Utah schools facing $85 million cut this year

Published: Thursday, Jan. 21 2010 12:00 a.m. MST

SALT LAKE CITY — While a recommendation of how to slice 4 percent from state education budgets is rolling forward, officials are hoping the Legislature will use its Rainy Day Fund instead.

"This is a starting place, and we will work with the Legislature to protect public education and schoolchildren as much as possible from these cuts," said state Superintendent Larry Shumway.

The Public Education Appropriations Subcommittee approved Wednesday an across-the-board cut totaling $85 million in the current budget, which affects this school year.

Two committee members, former school teachers Rep. Marie Poulson, D-Cottonwood Heights, and Sen. Karen Morgan, D-Cottonwood Heights, voted against the education cuts.

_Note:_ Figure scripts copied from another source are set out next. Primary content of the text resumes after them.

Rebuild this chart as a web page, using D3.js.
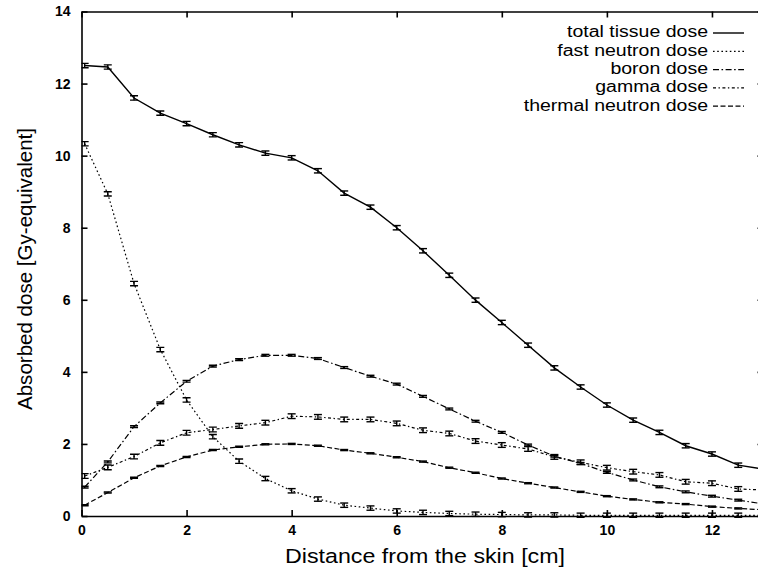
<!DOCTYPE html>
<html>
<head>
<meta charset="utf-8">
<script src="https://cdn.jsdelivr.net/npm/d3@7"></script>
<style>
  html, body { margin: 0; padding: 0; background: #fff; }
  svg { display: block; font-family: "Liberation Sans", Arial, Helvetica, sans-serif; }
</style>
</head>
<body>
<svg id="chart" width="758" height="571"></svg>
<script>
// ---------------- data ----------------
const distance = [0.06, 0.5, 1, 1.5, 2, 2.5, 3, 3.5, 4, 4.5, 5, 5.5, 6, 6.5, 7, 7.5, 8, 8.5, 9, 9.5, 10, 10.5, 11, 11.5, 12, 12.5, 13];
const totalDose = [12.5, 12.46, 11.6, 11.18, 10.89, 10.58, 10.3, 10.07, 9.94, 9.58, 8.96, 8.57, 8.0, 7.36, 6.68, 5.99, 5.37, 4.74, 4.11, 3.58, 3.08, 2.66, 2.32, 1.95, 1.72, 1.41, 1.3];
const fastNeutronDose = [10.33, 8.94, 6.45, 4.62, 3.22, 2.2, 1.52, 1.04, 0.7, 0.47, 0.3, 0.22, 0.14, 0.1, 0.07, 0.05, 0.04, 0.03, 0.03, 0.02, 0.02, 0.02, 0.02, 0.02, 0.02, 0.02, 0.02];
const boronDose = [0.8, 1.5, 2.48, 3.14, 3.74, 4.16, 4.34, 4.46, 4.46, 4.37, 4.12, 3.88, 3.66, 3.32, 2.97, 2.63, 2.32, 1.97, 1.66, 1.46, 1.21, 1.0, 0.81, 0.67, 0.55, 0.44, 0.33];
const gammaDose = [1.11, 1.35, 1.65, 2.03, 2.31, 2.4, 2.5, 2.59, 2.77, 2.75, 2.68, 2.68, 2.57, 2.38, 2.29, 2.08, 1.97, 1.86, 1.64, 1.49, 1.34, 1.23, 1.14, 0.95, 0.91, 0.75, 0.72];
const thermalNeutronDose = [0.3, 0.65, 1.06, 1.39, 1.64, 1.83, 1.92, 1.99, 2.0, 1.95, 1.83, 1.74, 1.63, 1.51, 1.34, 1.2, 1.04, 0.91, 0.79, 0.67, 0.55, 0.46, 0.38, 0.33, 0.26, 0.21, 0.17];
const seriesNames = ["total tissue dose", "fast neutron dose", "boron dose", "gamma dose", "thermal neutron dose"];
const seriesErrors = [0.06, 0.06, 0.025, 0.065, 0.015];
const xTicks = [0, 2, 4, 6, 8, 10, 12];
const yTicks = [0, 2, 4, 6, 8, 10, 12, 14];
const xLabel = "Distance from the skin [cm]";
const yLabel = "Absorbed dose [Gy-equivalent]";

// ---------------- styles ----------------
const dashes = [null, "1.6,2.6", "6,2.5,1.6,2.5", "3,2.5,1.4,2.5", "5,2.5"];
const widths = [1.4, 1.2, 1.2, 1.2, 1.2];

const svg = d3.select("#chart");
const x = d3.scaleLinear().domain([0, 13]).range([81.5, 764.5]);
const y = d3.scaleLinear().domain([0, 14]).range([516, 11.5]);

const seriesValues = [totalDose, fastNeutronDose, boronDose, gammaDose, thermalNeutronDose];

// ---------------- axes ----------------
const tickFont = g => g.selectAll("text")
  .attr("font-size", 14).attr("font-weight", "bold").attr("fill", "#000")
  .attr("font-family", "'Liberation Sans', Arial, sans-serif");

svg.append("g").attr("transform", `translate(0,${y(0)})`)
  .call(d3.axisBottom(x).tickValues(xTicks).tickFormat(d3.format("d")).tickSizeInner(-6).tickSizeOuter(0).tickPadding(9))
  .call(tickFont)
  .call(g => g.selectAll("path,line").attr("stroke", "#000").attr("stroke-width", 1.6));

svg.append("g").attr("transform", `translate(0,${y(14)})`)
  .call(d3.axisTop(x).tickValues(xTicks).tickFormat("").tickSizeInner(-6).tickSizeOuter(0))
  .call(g => g.selectAll("path,line").attr("stroke", "#000").attr("stroke-width", 1.6));

svg.append("g").attr("transform", `translate(${x(0)},0)`)
  .call(d3.axisLeft(y).tickValues(yTicks).tickFormat(d3.format("d")).tickSizeInner(-6).tickSizeOuter(0).tickPadding(11))
  .call(tickFont)
  .call(g => g.selectAll("path,line").attr("stroke", "#000").attr("stroke-width", 1.6));

svg.append("g").attr("transform", `translate(${x(13)},0)`)
  .call(d3.axisRight(y).tickValues(yTicks).tickFormat("").tickSizeInner(-7).tickSizeOuter(0))
  .call(g => g.selectAll("path,line").attr("stroke", "#000").attr("stroke-width", 1.6));

// axis titles
svg.append("text")
  .attr("x", 425).attr("y", 563)
  .attr("text-anchor", "middle")
  .attr("font-size", 20.5)
  .attr("textLength", 280).attr("lengthAdjust", "spacingAndGlyphs")
  .text(xLabel);

svg.append("text")
  .attr("transform", "translate(32,269) rotate(-90)")
  .attr("text-anchor", "middle")
  .attr("font-size", 21)
  .attr("textLength", 282).attr("lengthAdjust", "spacingAndGlyphs")
  .text(yLabel);

// ---------------- series ----------------
svg.append("clipPath").attr("id", "plotclip")
  .append("rect").attr("x", x(0)).attr("y", 0).attr("width", x(13) - x(0)).attr("height", y(0) + 2);

const plot = svg.append("g").attr("clip-path", "url(#plotclip)");
const line = d3.line().x(d => x(d[0])).y(d => y(d[1]));

seriesValues.forEach((vals, i) => {
  const pts = distance.map((d, j) => [d, vals[j]]);
  plot.append("path")
    .datum(pts)
    .attr("fill", "none")
    .attr("stroke", "#000")
    .attr("stroke-width", widths[i])
    .attr("stroke-dasharray", dashes[i])
    .attr("d", line);

  const e = seriesErrors[i];
  const eg = plot.append("g").attr("stroke", "#000").attr("stroke-width", 1.4);
  pts.forEach(p => {
    const cx = x(p[0]), y1 = y(p[1] + e), y2 = y(p[1] - e);
    eg.append("line").attr("x1", cx).attr("x2", cx).attr("y1", y1).attr("y2", y2);
    eg.append("line").attr("x1", cx - 4).attr("x2", cx + 4).attr("y1", y1).attr("y2", y1);
    eg.append("line").attr("x1", cx - 4).attr("x2", cx + 4).attr("y1", y2).attr("y2", y2);
  });
});

// ---------------- legend ----------------
const legend = svg.append("g");
seriesNames.forEach((name, i) => {
  const ly = 32 + i * 18.3;
  const t = legend.append("text")
    .attr("x", 708).attr("y", ly)
    .attr("dy", "0.35em")
    .attr("text-anchor", "end")
    .attr("font-size", 19.5)
    .text(name);
  // keep the reference width with a glyph box that fits the row pitch
  const w = t.node().getComputedTextLength();
  t.attr("font-size", 15.6)
   .attr("textLength", w)
   .attr("lengthAdjust", "spacingAndGlyphs");
  legend.append("line")
    .attr("x1", 713).attr("x2", 744)
    .attr("y1", ly + 1).attr("y2", ly + 1)
    .attr("stroke", "#000")
    .attr("stroke-width", widths[i])
    .attr("stroke-dasharray", dashes[i]);
});
</script>
</body>
</html>
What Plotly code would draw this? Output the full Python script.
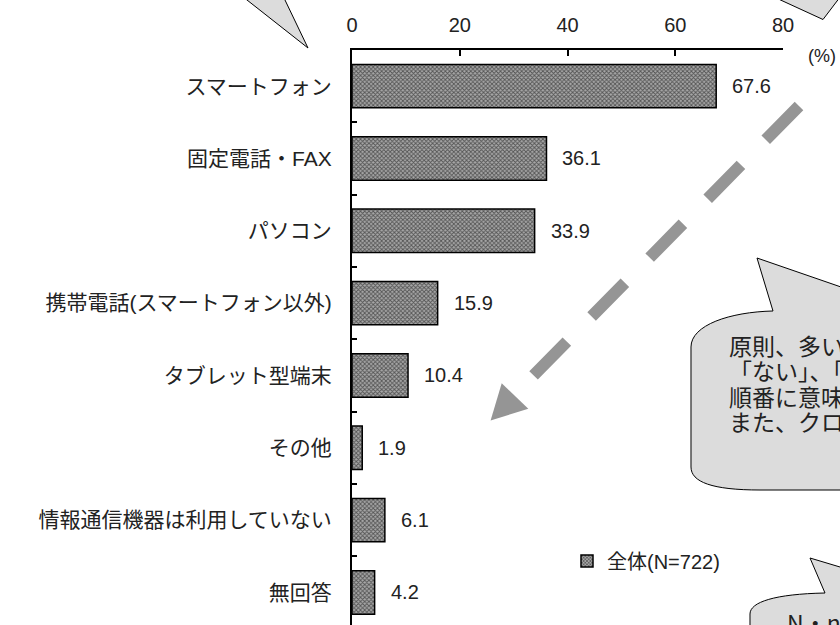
import plotly.graph_objects as go

# ---- data ----
categories = [
    "スマートフォン",
    "固定電話・FAX",
    "パソコン",
    "携帯電話(スマートフォン以外)",
    "タブレット型端末",
    "その他",
    "情報通信機器は利用していない",
    "無回答",
]
values = [67.6, 36.1, 33.9, 15.9, 10.4, 1.9, 6.1, 4.2]
x_ticks = [0, 20, 40, 60, 80]
series_name = "全体(N=722)"
unit_label = "(%)"
note_lines = ["原則、多い", "「ない」、「", "順番に意味", "また、クロ"]
note2_text = "N・n"

# ---- page geometry (pixels) ----
W, H = 840, 625
ML, MR, MT, MB = 352, 57, 50, 0
PW, PH = W - ML - MR, H - MT - MB

LATIN_JP = "Liberation Sans, Noto Sans CJK JP, sans-serif"
JP = "Noto Sans CJK JP, sans-serif"
TXT = "#222222"
BUBBLE = "#dcdcdc"
ARROW = "#959595"


def px(x):
    return (x - ML) / PW


def py(y):
    return 1 - (y - MT) / PH


def pt(p):
    return f"{px(p[0]):.5f},{py(p[1]):.5f}"


def path(start, *segs):
    """Closed SVG path in paper units; segs are ('L', p) or ('C', p1, p2, p3)."""
    out = [f"M{pt(start)}"]
    for seg in segs:
        cmd, pts = seg[0], seg[1:]
        out.append(cmd + " ".join(pt(p) for p in pts))
    return " ".join(out) + " Z"


fig = go.Figure()

fig.add_trace(
    go.Bar(
        y=categories,
        x=values,
        orientation="h",
        width=0.6,
        name=series_name,
        showlegend=True,
        marker=dict(
            color="#9a9a9a",
            pattern=dict(shape="x", fgcolor="#000000", bgcolor="#a8a8a8", size=3, solidity=0.5),
            line=dict(color="#000000", width=1.5),
        ),
        hoverinfo="skip",
    )
)

annotations = []
for c, v in zip(categories, values):
    annotations.append(
        dict(
            x=v, y=c, xref="x", yref="y", text=f"{v:.1f}",
            xanchor="left", yanchor="middle", xshift=14, showarrow=False,
            font=dict(family=LATIN_JP, size=20, color=TXT),
        )
    )

annotations.append(
    dict(
        x=px(822), y=py(56), xref="paper", yref="paper", text=unit_label,
        xanchor="center", yanchor="middle", showarrow=False,
        font=dict(family=LATIN_JP, size=18, color=TXT),
    )
)

# note text inside the speech bubble
for i, line in enumerate(note_lines):
    annotations.append(
        dict(
            x=px(727), y=py(345 + 25.3 * i), xref="paper", yref="paper", text=line,
            xanchor="left", yanchor="middle", showarrow=False,
            font=dict(family=JP, size=23, color=TXT),
        )
    )
annotations.append(
    dict(
        x=px(785), y=py(622), xref="paper", yref="paper", text=note2_text,
        xanchor="left", yanchor="middle", showarrow=False,
        font=dict(family=JP, size=23, color=TXT),
    )
)

outline = dict(color="#000000", width=1)
shapes = [
    # speech-bubble tails along the top edge
    dict(type="path", xref="paper", yref="paper",
         path=path((221.6, -20), ("L", (308, 48)), ("L", (275.4, -20))),
         fillcolor=BUBBLE, line=outline),
    dict(type="path", xref="paper", yref="paper",
         path=path((737, -20), ("L", (823, 19.5)), ("L", (853, -20))),
         fillcolor=BUBBLE, line=outline),
    # middle speech bubble
    dict(type="path", xref="paper", yref="paper",
         path=path(
             (757, 258),
             ("L", (773, 311)),
             ("C", (730, 312), (691, 325), (691, 347)),
             ("L", (691, 467)),
             ("C", (691, 482), (712, 490), (760, 490)),
             ("L", (870, 490)),
             ("L", (870, 297)),
         ),
         fillcolor=BUBBLE, line=outline),
    # lower speech bubble
    dict(type="path", xref="paper", yref="paper",
         path=path(
             (810, 558),
             ("L", (825, 593)),
             ("C", (775, 594), (750, 602), (750, 614)),
             ("L", (750, 660)),
             ("L", (870, 660)),
             ("L", (870, 576)),
         ),
         fillcolor=BUBBLE, line=outline),
    # dashed arrow shaft
    dict(type="line", xref="paper", yref="paper",
         x0=px(799), y0=py(106), x1=px(532), y1=py(377),
         line=dict(color=ARROW, width=12, dash="47.4px,35.3px")),
    # arrow head
    dict(type="path", xref="paper", yref="paper",
         path=path((490.6, 420.4), ("L", (501.7, 383.3)), ("L", (528.3, 408.7))),
         fillcolor=ARROW, line=dict(width=0)),
]

fig.update_layout(
    width=W,
    height=H,
    autosize=False,
    margin=dict(l=ML, r=MR, t=MT, b=MB, pad=0),
    paper_bgcolor="#ffffff",
    plot_bgcolor="#ffffff",
    font=dict(family=LATIN_JP, color=TXT),
    bargap=0.4,
    annotations=annotations,
    shapes=shapes,
    legend=dict(
        x=px(567), y=py(561), xanchor="left", yanchor="middle",
        font=dict(family=LATIN_JP, size=20, color=TXT),
        bgcolor="rgba(0,0,0,0)", borderwidth=0,
    ),
    xaxis=dict(
        range=[0, 80], side="top", tickvals=x_ticks,
        ticks="inside", ticklen=6, tickwidth=1.5, tickcolor="#000000",
        showline=True, linewidth=2, linecolor="#000000",
        showgrid=False, zeroline=False,
        tickfont=dict(family=LATIN_JP, size=20, color=TXT),
        ticklabelstandoff=8,
    ),
    yaxis=dict(
        type="category", categoryorder="array", categoryarray=categories,
        range=[7.45, -0.5],
        ticks="inside", tickson="boundaries", ticklen=5, tickwidth=1.5, tickcolor="#000000",
        showline=True, linewidth=2, linecolor="#000000",
        showgrid=False, zeroline=False,
        tickfont=dict(family=LATIN_JP, size=21, color=TXT),
        ticklabelstandoff=14,
    ),
)

fig.write_html("out.html", config={"displayModeBar": False})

Morgan said it's difficult to make the cuts in the middle of the school year. "It's really not absolutely necessary because we have $100 million set aside for education programs, and we should be using that before we make any further cuts," she said.

The committee added a motion encouraging lawmakers to not cut education at all.

Shumway points out the school year is half over, essentially making it a potential 8 percent cut. "Those cuts would be extraordinarily difficult for school districts," he said. "It would have a tremendous impact on the classroom."

Last year, districts handled budget cuts with employee furloughs, letting administrators go and reducing teaching staffs, which results in increased class sizes.

"We're down to bare bones. Everywhere we cut impacts children directly now," said Steve Noyce, superintendent of Utah Schools for the Deaf and the Blind. He added the school would likely have to shut down its residential program in Ogden, which houses 28 students, if a 4 percent cut was implemented.